Muhammad Ali mismo estuvo en el set de filmación, y ayudó a Will Smith en la construcción de su personaje. Le demostró cómo noqueó a Sonny Liston despues de enterarse del asesinato de Malcolm X. Cómo le vio los zapatos desde la arena a Joe Frazier. Cómo atacó la cara de Foreman en el primer round de la pelea del siglo, con jabs violentos (“mensajes con castigos” los llamó Mailer). Cómo descubrió, a mitad de pelea, que tenía que cambiar la estrategia porque George Foreman era bueno, quizás más fuerte que él. Cómo descubrió que para ganar tenía que bailar y aguantar, bailar y aguantar, hasta desorientarlo. Y así, con un despliegue elástico del rope-a-dope (cuando un boxeador se atrinchera contra las cuerdas como una heladera Siam), y un desconcertante juego de piernas que le permitía volar (como una mariposa, y picar como una abeja) de una punta a la otra, logró rematar a un cansado Foreman por un K.O. en ocho rounds. Mailer se pregunta en el documental por qué, cuando lo tuvo en el último segundo antes de la caída, no lo remató con la derecha: “No quiso arruinar la estética de ver a un hombre caer” se responde rápidamente Norman con los ojos llenos de lágrimas.
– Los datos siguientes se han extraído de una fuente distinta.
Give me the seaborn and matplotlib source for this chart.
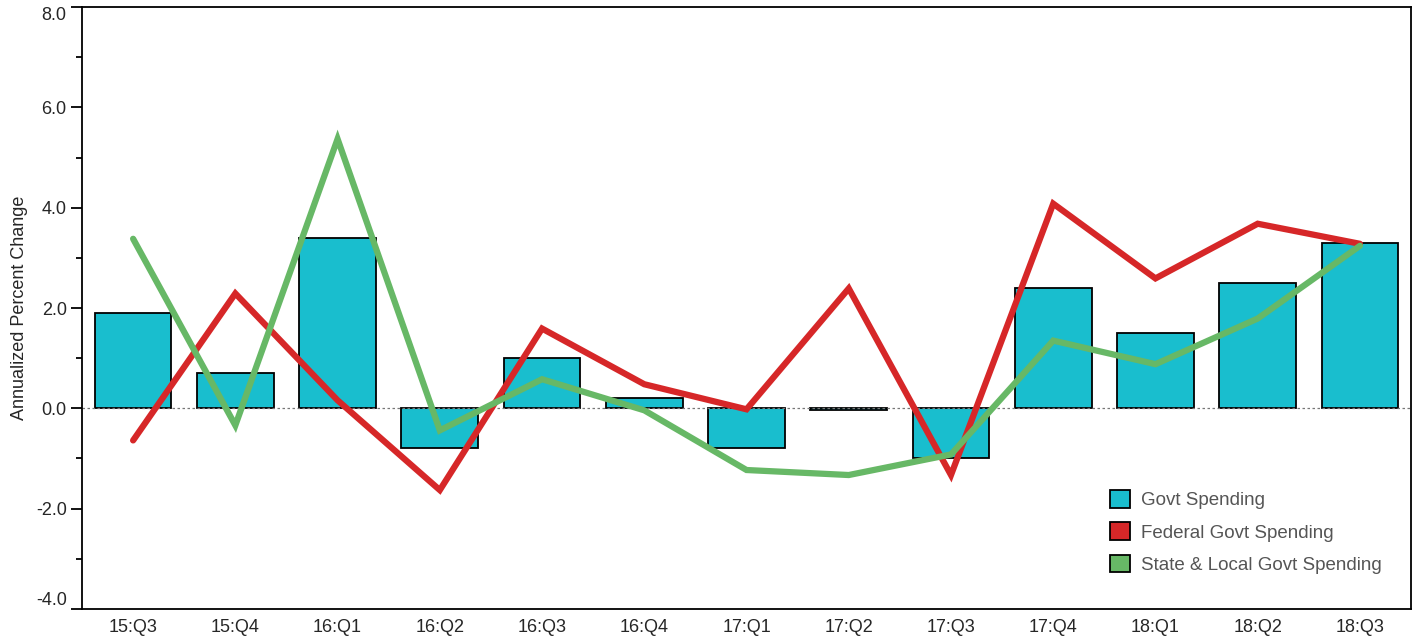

Quizás por esa misma estética de la caída Ali preparó durante diez años su propio funeral. Sabía que todo gigante muere cansado. Pero también se sabía querido no solo por los aficionados al deporte sino por todo un pueblo. El encargado de llevar su ataúd en estos días no es otro que el propio Will Smith, el hombre que lo encarnó en la pantalla grande. Muere una estrella. El campeón ha muerto. Y como si se tratara de un viejo mantra africano cuyo sentido excede a su propio significado, y que en aquella noche de Zaire terminó invocando a un diluvio épico y mágico, podemos repetirlo; muere una estrella, Ali Bumaye, muere una estrella, Ali Bumaye.